Traditional Italian culinary confections were also displayed in their glory at the market

One of the most spectacular buildings in Ferrara is the monumental Castello Estense. With its moats, towers and battlements, the castle was the Este family's dynastic seat, and looms menacingly over Ferrara's town centre. During their time, the d'Este family presided over one of Europe's leading courts, but combined their roles as enlightened Renaissance patrons with blood-crazed despots. Nicolo III, for example, had his wife and lover brutally murdered, and Alfonso I married Lucrezia Borgia, descendant of one of Italy's most notorious families, while Ercole I attempted to poison a nephew who plotted to overthrow him, and eventually had him executed. 

The medieval Castello Estense in Ferrara, surrounded by a moat and 3 draw-bridges

One of the Castello Estense drawbridge entrances

A medieval well in the castle's interior courtyard

A castle that was meant to frighten the Ferranese into submission, 
it was also a sumptuous home for the Este dynasty

A dank dungeon in the basement of Castello Estense

If a prisoner was lucky, he might get a small window

Jewish families were well established in Ferrara as early at the 1380s, giving form to one of the liveliest Jewish communities in Western Europe. Distressingly, Ferrara's maze of twisting cobblestone streets in the ghetto witnessed the persecution of its Jews once fascist Italy was officially at war with Nazi Germany in October 1943, a tragedy that was documented in Giorgio Bassani's semiautobiographical book and Vittorio De Sica's film, The Garden of the Finzi-Continis.

Vittorio De Sica's film The Garden of the Finzi-Continis

The paramount feature of the completely flat landscape of the province of Ferrara is water. To the north is the river Po, to the south the river Reno, to the east the Adriatic Sea and in between a large fertile plain, once nearly completely submerged. Traditional cooking from Ferrara draws inspiration from this outstanding combination of rivers, land and the sea. Its cuisine is a great combination of noble and popular culinary customs. In this city, even bread is special, unmistakable in its shape and known as the "coppia ferrarese". It is protected by the IGP status. Highlights of Ferrara cuisine are eels and salama da sugo, a special dressed-pork product of Renaissance origin. We made a bee-line for one of Ferrara's finer restaurants, L'Ocan Giuliva, known for its refined local cuisine.

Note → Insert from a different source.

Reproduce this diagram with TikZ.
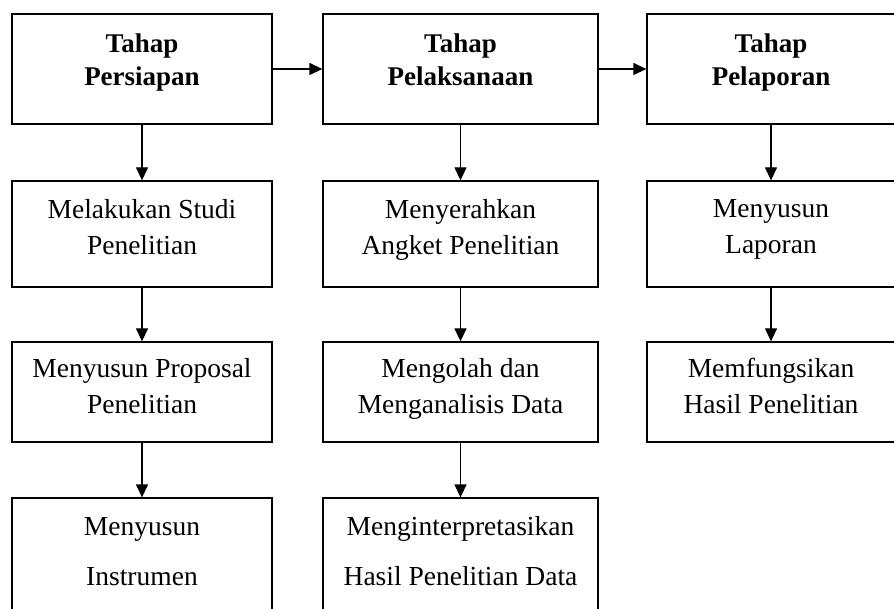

L'Oca Giuliva, tucked away in Ferrara's medieval quarter

The sophisticated and modern interior with beautiful market vegetables 
featured on each table

Coppia ferrarese, the braided bread of Ferrara

The coppia ferrarese, Ferrara's famous local bread, is described as "that divine piece of bread made of two rolls, tied like a ribbon in the middle, each with its ends twisted, forming a fan with four points. It's the best bread in the world." 

A bottle of aqua frizzante to start our meal

A delicious Sangiovese from Emilia-Romagna

The menu at L'oca Giuliva

An amuse-bouce of Zuppa di Ceci, a local chickpea soup

Cappelacci di Zucca ai Ragu

Zuppa di Fagiole e Maltaglioti

Faraona al Forno, Roasted Guinea Hen with a mustard and honey sauce

Salome da Sugo with mashed potato

For over five centuries, Salama da sugo, a pork sausage, has been the hallmark of the salumerie in the city of Ferrara. It has a strong, yet elegant flavour, which sets it apart from all other Italian salumi. The cuisine of Ferrara, once ruled by the House of Este, is quite different than the rest of the regional cuisines of Emilia Romagna and the Salama da sugo is a dish that recalls the feasts of the Renaissance courts. It's made with pork neck, pork belly, neck fat, liver, and tongue. The meat is ground and seasoned with salt, pepper and red wine, as well as cloves and cinnamon. It's usually served on a bed of mashed potatoes, puréed pumpkin or with Coppia ferrarese, the braided bread of Ferrara.

Macchiato e biscotti

Ferranese biscotti

Among Ferrara's fresh pastas are cappellacci, tortelli di zucca and pasticcio di maccheroni; other stars in the kitchen are mussels, clams, oysters and frogs. The province also produces an abundance of vegetable and fruit including the asparagus of Mesola, the garlic of Voghiera, pears, rice and pumpkins, the strawberries and water melons of Ferrara, which are the best in the world. To end the meal, pampepato, mandorlini del ponte, topino of Comacchio and the ricciolina or tagliatelle cake are all regional favourites, but after a rich a delicious meal, a macchiato and biscotti were the perfect finish to a fine Ferranese meal.